# Brief
Retype each line of the material exactly, please, skipping any picture in it.
____________
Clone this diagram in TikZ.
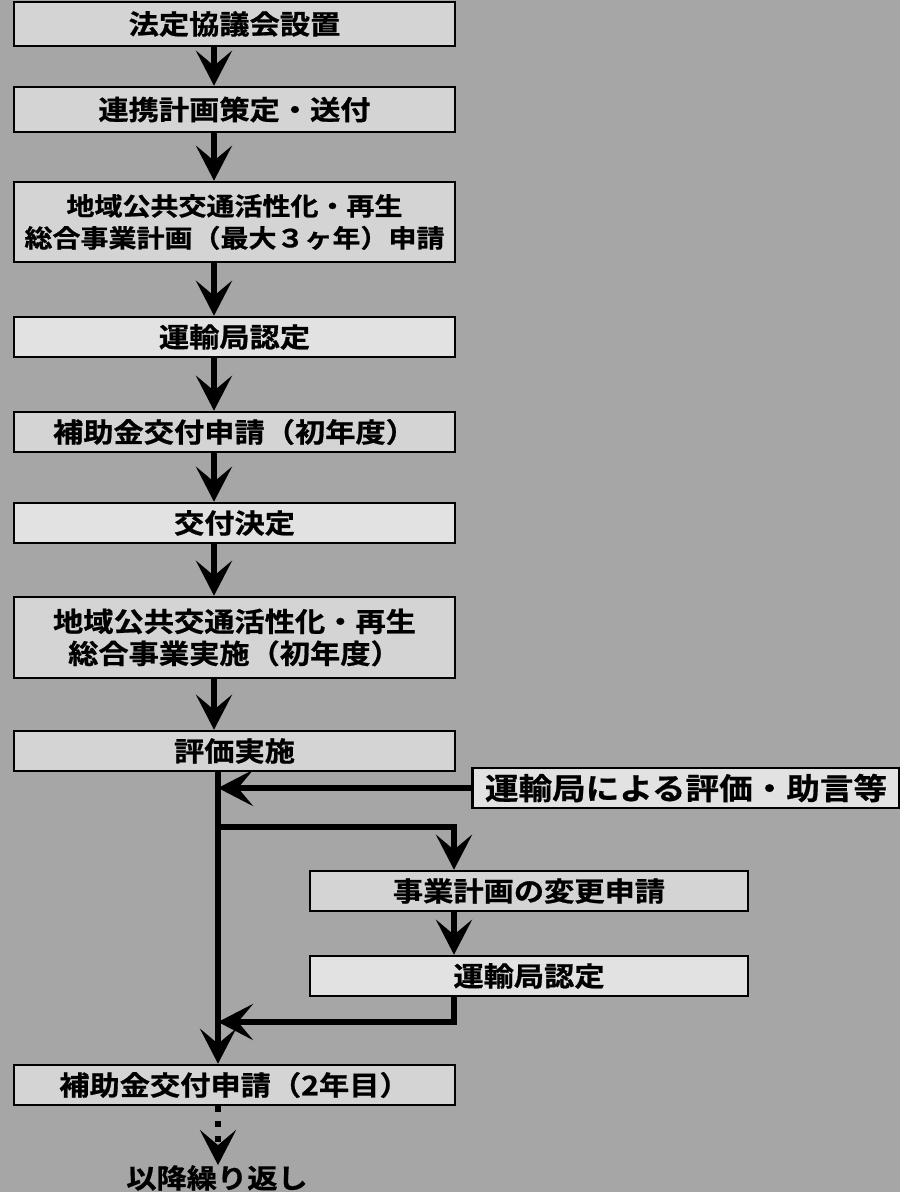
\documentclass[tikz,border=0pt]{standalone}
\usepackage{fontspec}
\usetikzlibrary{arrows.meta,calc}
\newfontfamily\jp{Noto Sans CJK JP}[UprightFont={* Bold},FakeStretch=1.12,FakeBold=0.8]
\definecolor{bg}{RGB}{166,166,166}
\definecolor{boxa}{RGB}{212,212,212}
\definecolor{boxb}{RGB}{226,226,226}
\tikzset{
  flowbox/.style={draw=black,line width=2.5pt,fill=boxa,inner sep=0pt,align=center,
    font=\jp\fontsize{27}{32}\selectfont,minimum width=441pt,minimum height=40pt},
  lightbox/.style={flowbox,fill=boxb},
  arr/.style={line width=6pt,-{Stealth[length=35pt,width=36pt,inset=15pt]}},
  plainline/.style={line width=6pt}
}
\begin{document}
\begin{tikzpicture}[x=1pt,y=-1pt]
\fill[bg] (0,0) rectangle (900,1192);
\useasboundingbox (0,0) rectangle (900,1192);
\clip (0,0) rectangle (900,1192);
\coordinate (ax) at (214,0);
\coordinate (mx) at (218,0);
\coordinate (bx) at (454,0);
\node[flowbox,minimum height=44pt] (b1) at (234.5,24) {法定協議会設置};
\node[flowbox,minimum height=45pt] (b2) at (234.5,109.5) {連携計画策定・送付};
\node[flowbox,minimum height=80pt,font=\jp\fontsize{25}{32}\selectfont] (b3) at (234.5,222) {地域公共交通活性化・再生\\総合事業計画（最大３ヶ年）申請};
\node[lightbox] (b4) at (234.5,337) {運輸局認定};
\node[flowbox] (b5) at (234.5,432) {補助金交付申請（初年度）};
\node[lightbox] (b6) at (234.5,523) {交付決定};
\node[flowbox,minimum height=81pt] (b7) at (234.5,637.5) {地域公共交通活性化・再生\\総合事業実施（初年度）};
\node[flowbox] (b8) at (234.5,751) {評価実施};
\node[lightbox,minimum width=427pt,font=\jp\fontsize{30}{32}\selectfont] (b9) at (686,788) {運輸局による評価・助言等};
\node[flowbox,minimum width=438pt] (b10) at (529,891) {事業計画の変更申請};
\node[lightbox,minimum width=438pt] (b11) at (529,976) {運輸局認定};
\node[flowbox] (b12) at (234.5,1085) {補助金交付申請（2年目）};
\node[font=\jp\fontsize{27}{32}\selectfont,inner sep=0pt] (rep) at (217,1178) {以降繰り返し};
\coordinate (branch) at (218,827);
\coordinate (join) at (218,1022);
\draw[arr] (b1.south -| ax) -- (b2.north -| ax);
\draw[arr] (b2.south -| ax) -- (b3.north -| ax);
\draw[arr] (b3.south -| ax) -- (b4.north -| ax);
\draw[arr] (b4.south -| ax) -- (b5.north -| ax);
\draw[arr] (b5.south -| ax) -- (b6.north -| ax);
\draw[arr] (b6.south -| ax) -- (b7.north -| ax);
\draw[arr] (b7.south -| ax) -- (b8.north -| ax);
\draw[arr] (b8.south -| mx) -- (b12.north -| mx);
\draw[arr] (b9.west) -- (b9.west -| mx);
\draw[arr] (branch) -| (b10.north -| bx);
\draw[arr] (b10.south -| bx) -- (b11.north -| bx);
\draw[arr] (b11.south -| bx) |- (join);
\draw[line width=6pt,dash pattern=on 6pt off 9pt,-{Stealth[length=35pt,width=36pt,inset=15pt]}] (b12.south -| mx) -- (rep.north -| mx);
\end{tikzpicture}
\end{document}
____________
# Reply
Clone this diagram in TikZ.
\documentclass[tikz,border=0pt]{standalone}
\usepackage{fontspec}
\usetikzlibrary{arrows.meta,calc}
\newfontfamily\jp{Noto Sans CJK JP}[UprightFont={* Bold},FakeStretch=1.12,FakeBold=0.8]
\definecolor{bg}{RGB}{166,166,166}
\definecolor{boxa}{RGB}{212,212,212}
\definecolor{boxb}{RGB}{226,226,226}
\tikzset{
  flowbox/.style={draw=black,line width=2.5pt,fill=boxa,inner sep=0pt,align=center,
    font=\jp\fontsize{27}{32}\selectfont,minimum width=441pt,minimum height=40pt},
  lightbox/.style={flowbox,fill=boxb},
  arr/.style={line width=6pt,-{Stealth[length=35pt,width=36pt,inset=15pt]}},
  plainline/.style={line width=6pt}
}
\begin{document}
\begin{tikzpicture}[x=1pt,y=-1pt]
\fill[bg] (0,0) rectangle (900,1192);
\useasboundingbox (0,0) rectangle (900,1192);
\clip (0,0) rectangle (900,1192);
\coordinate (ax) at (214,0);
\coordinate (mx) at (218,0);
\coordinate (bx) at (454,0);
\node[flowbox,minimum height=44pt] (b1) at (234.5,24) {法定協議会設置};
\node[flowbox,minimum height=45pt] (b2) at (234.5,109.5) {連携計画策定・送付};
\node[flowbox,minimum height=80pt,font=\jp\fontsize{25}{32}\selectfont] (b3) at (234.5,222) {地域公共交通活性化・再生\\総合事業計画（最大３ヶ年）申請};
\node[lightbox] (b4) at (234.5,337) {運輸局認定};
\node[flowbox] (b5) at (234.5,432) {補助金交付申請（初年度）};
\node[lightbox] (b6) at (234.5,523) {交付決定};
\node[flowbox,minimum height=81pt] (b7) at (234.5,637.5) {地域公共交通活性化・再生\\総合事業実施（初年度）};
\node[flowbox] (b8) at (234.5,751) {評価実施};
\node[lightbox,minimum width=427pt,font=\jp\fontsize{30}{32}\selectfont] (b9) at (686,788) {運輸局による評価・助言等};
\node[flowbox,minimum width=438pt] (b10) at (529,891) {事業計画の変更申請};
\node[lightbox,minimum width=438pt] (b11) at (529,976) {運輸局認定};
\node[flowbox] (b12) at (234.5,1085) {補助金交付申請（2年目）};
\node[font=\jp\fontsize{27}{32}\selectfont,inner sep=0pt] (rep) at (217,1178) {以降繰り返し};
\coordinate (branch) at (218,827);
\coordinate (join) at (218,1022);
\draw[arr] (b1.south -| ax) -- (b2.north -| ax);
\draw[arr] (b2.south -| ax) -- (b3.north -| ax);
\draw[arr] (b3.south -| ax) -- (b4.north -| ax);
\draw[arr] (b4.south -| ax) -- (b5.north -| ax);
\draw[arr] (b5.south -| ax) -- (b6.north -| ax);
\draw[arr] (b6.south -| ax) -- (b7.north -| ax);
\draw[arr] (b7.south -| ax) -- (b8.north -| ax);
\draw[arr] (b8.south -| mx) -- (b12.north -| mx);
\draw[arr] (b9.west) -- (b9.west -| mx);
\draw[arr] (branch) -| (b10.north -| bx);
\draw[arr] (b10.south -| bx) -- (b11.north -| bx);
\draw[arr] (b11.south -| bx) |- (join);
\draw[line width=6pt,dash pattern=on 6pt off 9pt,-{Stealth[length=35pt,width=36pt,inset=15pt]}] (b12.south -| mx) -- (rep.north -| mx);
\end{tikzpicture}
\end{document}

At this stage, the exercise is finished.